*Short task:* Skip all pictures. Write out the data below from its first line through the line that contains "(822,212) rectangle (1249,665);".

--- Start ---

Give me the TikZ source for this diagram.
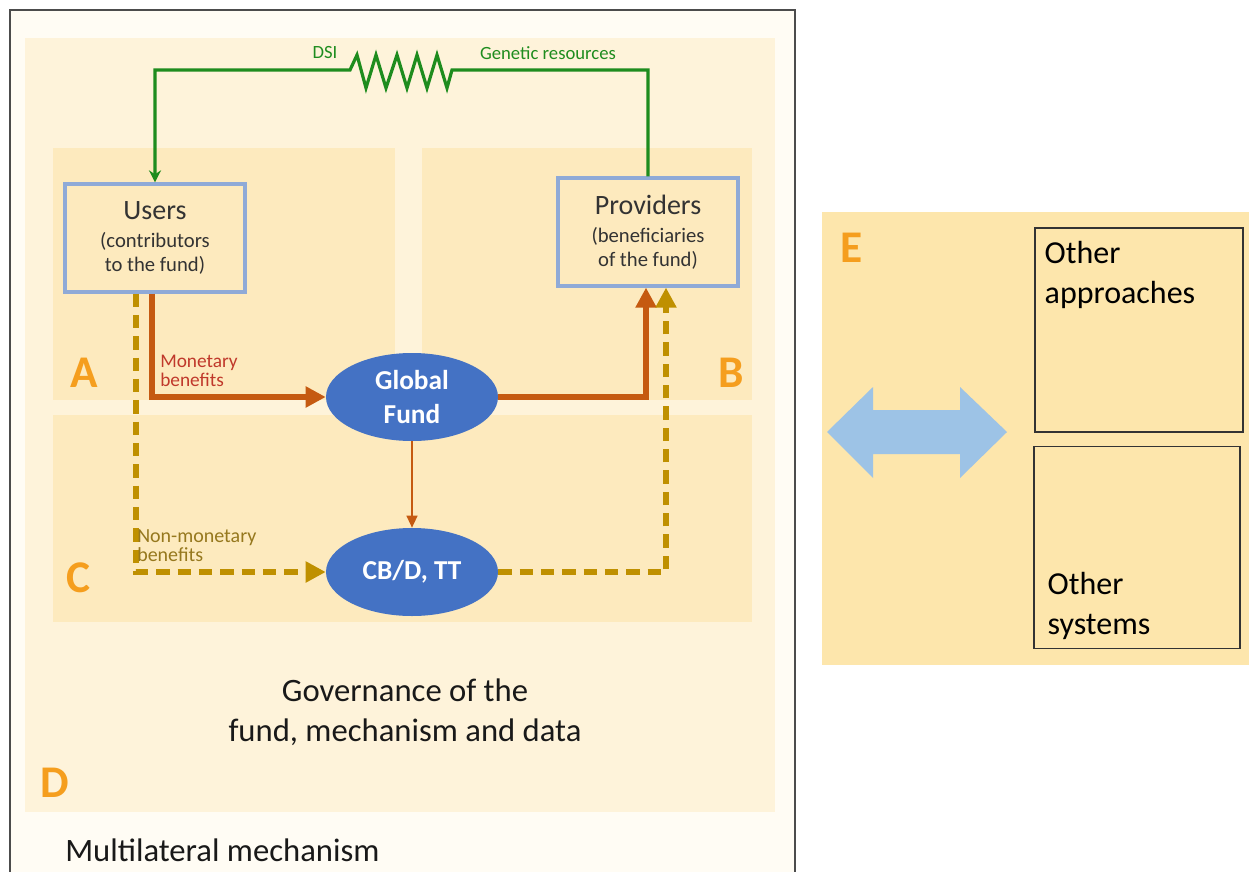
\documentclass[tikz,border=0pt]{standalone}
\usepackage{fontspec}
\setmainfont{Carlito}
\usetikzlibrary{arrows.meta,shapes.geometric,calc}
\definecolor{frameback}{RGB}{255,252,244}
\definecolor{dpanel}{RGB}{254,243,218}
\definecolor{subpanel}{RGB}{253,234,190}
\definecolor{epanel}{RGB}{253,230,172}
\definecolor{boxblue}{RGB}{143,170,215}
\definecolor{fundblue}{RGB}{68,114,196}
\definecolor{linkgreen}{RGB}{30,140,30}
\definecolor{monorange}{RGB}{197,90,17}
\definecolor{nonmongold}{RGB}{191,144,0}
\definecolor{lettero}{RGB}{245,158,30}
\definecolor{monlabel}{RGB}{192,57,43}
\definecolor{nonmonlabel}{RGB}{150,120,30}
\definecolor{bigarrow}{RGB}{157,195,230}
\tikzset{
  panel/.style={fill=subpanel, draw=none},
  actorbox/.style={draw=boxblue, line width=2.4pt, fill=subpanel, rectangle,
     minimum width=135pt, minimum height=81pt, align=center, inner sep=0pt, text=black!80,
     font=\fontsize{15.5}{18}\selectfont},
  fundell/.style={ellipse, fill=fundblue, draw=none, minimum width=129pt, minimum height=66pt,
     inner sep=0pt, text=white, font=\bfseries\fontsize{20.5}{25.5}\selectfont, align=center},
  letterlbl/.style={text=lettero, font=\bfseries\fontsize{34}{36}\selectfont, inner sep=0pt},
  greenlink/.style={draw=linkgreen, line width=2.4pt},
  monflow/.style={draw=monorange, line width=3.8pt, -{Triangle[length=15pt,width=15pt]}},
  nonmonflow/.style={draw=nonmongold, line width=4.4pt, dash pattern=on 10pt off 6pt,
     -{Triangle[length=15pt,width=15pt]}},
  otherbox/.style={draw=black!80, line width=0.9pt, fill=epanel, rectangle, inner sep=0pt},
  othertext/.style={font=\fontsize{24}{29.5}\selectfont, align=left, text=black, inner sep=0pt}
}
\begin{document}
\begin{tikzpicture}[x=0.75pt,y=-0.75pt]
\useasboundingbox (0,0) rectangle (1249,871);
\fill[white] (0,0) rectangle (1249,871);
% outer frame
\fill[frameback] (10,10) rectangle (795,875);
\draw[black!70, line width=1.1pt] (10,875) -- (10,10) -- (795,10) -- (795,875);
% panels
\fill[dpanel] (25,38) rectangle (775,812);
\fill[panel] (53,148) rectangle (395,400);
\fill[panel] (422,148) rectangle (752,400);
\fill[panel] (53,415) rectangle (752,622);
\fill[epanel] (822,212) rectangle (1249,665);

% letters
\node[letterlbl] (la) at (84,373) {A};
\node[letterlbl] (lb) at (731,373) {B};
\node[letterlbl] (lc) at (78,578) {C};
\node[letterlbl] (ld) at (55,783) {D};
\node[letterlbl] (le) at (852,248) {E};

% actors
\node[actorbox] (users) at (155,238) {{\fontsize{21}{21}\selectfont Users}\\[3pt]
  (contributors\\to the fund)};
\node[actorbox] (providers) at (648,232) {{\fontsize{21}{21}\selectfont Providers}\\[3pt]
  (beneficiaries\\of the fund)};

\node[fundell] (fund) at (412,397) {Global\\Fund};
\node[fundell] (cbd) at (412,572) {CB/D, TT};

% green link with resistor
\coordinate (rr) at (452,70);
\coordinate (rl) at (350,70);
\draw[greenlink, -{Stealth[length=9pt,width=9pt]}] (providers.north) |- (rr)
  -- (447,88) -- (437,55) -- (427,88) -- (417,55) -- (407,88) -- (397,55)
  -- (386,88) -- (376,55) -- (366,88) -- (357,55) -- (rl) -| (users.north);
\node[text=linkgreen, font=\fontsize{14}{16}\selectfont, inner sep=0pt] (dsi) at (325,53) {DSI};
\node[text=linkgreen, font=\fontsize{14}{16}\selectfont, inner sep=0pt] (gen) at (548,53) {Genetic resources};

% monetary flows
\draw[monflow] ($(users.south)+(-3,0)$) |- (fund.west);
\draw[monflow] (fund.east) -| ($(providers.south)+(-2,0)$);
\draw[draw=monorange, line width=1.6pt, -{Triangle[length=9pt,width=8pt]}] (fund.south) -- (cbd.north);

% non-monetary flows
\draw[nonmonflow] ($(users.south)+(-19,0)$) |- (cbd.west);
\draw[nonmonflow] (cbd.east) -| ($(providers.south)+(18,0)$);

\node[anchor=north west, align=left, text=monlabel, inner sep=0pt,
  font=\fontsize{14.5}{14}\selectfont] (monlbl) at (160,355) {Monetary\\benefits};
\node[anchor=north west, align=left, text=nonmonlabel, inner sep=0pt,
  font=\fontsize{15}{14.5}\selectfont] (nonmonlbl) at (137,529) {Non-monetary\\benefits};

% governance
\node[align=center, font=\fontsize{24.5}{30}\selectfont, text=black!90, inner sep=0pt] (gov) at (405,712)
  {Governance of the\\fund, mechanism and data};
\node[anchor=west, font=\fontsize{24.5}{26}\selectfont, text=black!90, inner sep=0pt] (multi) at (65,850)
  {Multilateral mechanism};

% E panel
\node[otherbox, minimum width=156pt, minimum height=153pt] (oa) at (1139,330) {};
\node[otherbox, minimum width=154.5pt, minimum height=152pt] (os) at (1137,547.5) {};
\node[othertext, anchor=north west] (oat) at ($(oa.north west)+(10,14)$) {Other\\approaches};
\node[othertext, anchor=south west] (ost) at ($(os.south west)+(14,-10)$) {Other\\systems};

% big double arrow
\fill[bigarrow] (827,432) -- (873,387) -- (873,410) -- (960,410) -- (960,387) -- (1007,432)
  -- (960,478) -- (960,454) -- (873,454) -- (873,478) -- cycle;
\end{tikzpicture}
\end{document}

--- End ---

*Expected answer:*
Give me the TikZ source for this diagram.
\documentclass[tikz,border=0pt]{standalone}
\usepackage{fontspec}
\setmainfont{Carlito}
\usetikzlibrary{arrows.meta,shapes.geometric,calc}
\definecolor{frameback}{RGB}{255,252,244}
\definecolor{dpanel}{RGB}{254,243,218}
\definecolor{subpanel}{RGB}{253,234,190}
\definecolor{epanel}{RGB}{253,230,172}
\definecolor{boxblue}{RGB}{143,170,215}
\definecolor{fundblue}{RGB}{68,114,196}
\definecolor{linkgreen}{RGB}{30,140,30}
\definecolor{monorange}{RGB}{197,90,17}
\definecolor{nonmongold}{RGB}{191,144,0}
\definecolor{lettero}{RGB}{245,158,30}
\definecolor{monlabel}{RGB}{192,57,43}
\definecolor{nonmonlabel}{RGB}{150,120,30}
\definecolor{bigarrow}{RGB}{157,195,230}
\tikzset{
  panel/.style={fill=subpanel, draw=none},
  actorbox/.style={draw=boxblue, line width=2.4pt, fill=subpanel, rectangle,
     minimum width=135pt, minimum height=81pt, align=center, inner sep=0pt, text=black!80,
     font=\fontsize{15.5}{18}\selectfont},
  fundell/.style={ellipse, fill=fundblue, draw=none, minimum width=129pt, minimum height=66pt,
     inner sep=0pt, text=white, font=\bfseries\fontsize{20.5}{25.5}\selectfont, align=center},
  letterlbl/.style={text=lettero, font=\bfseries\fontsize{34}{36}\selectfont, inner sep=0pt},
  greenlink/.style={draw=linkgreen, line width=2.4pt},
  monflow/.style={draw=monorange, line width=3.8pt, -{Triangle[length=15pt,width=15pt]}},
  nonmonflow/.style={draw=nonmongold, line width=4.4pt, dash pattern=on 10pt off 6pt,
     -{Triangle[length=15pt,width=15pt]}},
  otherbox/.style={draw=black!80, line width=0.9pt, fill=epanel, rectangle, inner sep=0pt},
  othertext/.style={font=\fontsize{24}{29.5}\selectfont, align=left, text=black, inner sep=0pt}
}
\begin{document}
\begin{tikzpicture}[x=0.75pt,y=-0.75pt]
\useasboundingbox (0,0) rectangle (1249,871);
\fill[white] (0,0) rectangle (1249,871);
% outer frame
\fill[frameback] (10,10) rectangle (795,875);
\draw[black!70, line width=1.1pt] (10,875) -- (10,10) -- (795,10) -- (795,875);
% panels
\fill[dpanel] (25,38) rectangle (775,812);
\fill[panel] (53,148) rectangle (395,400);
\fill[panel] (422,148) rectangle (752,400);
\fill[panel] (53,415) rectangle (752,622);
\fill[epanel] (822,212) rectangle (1249,665);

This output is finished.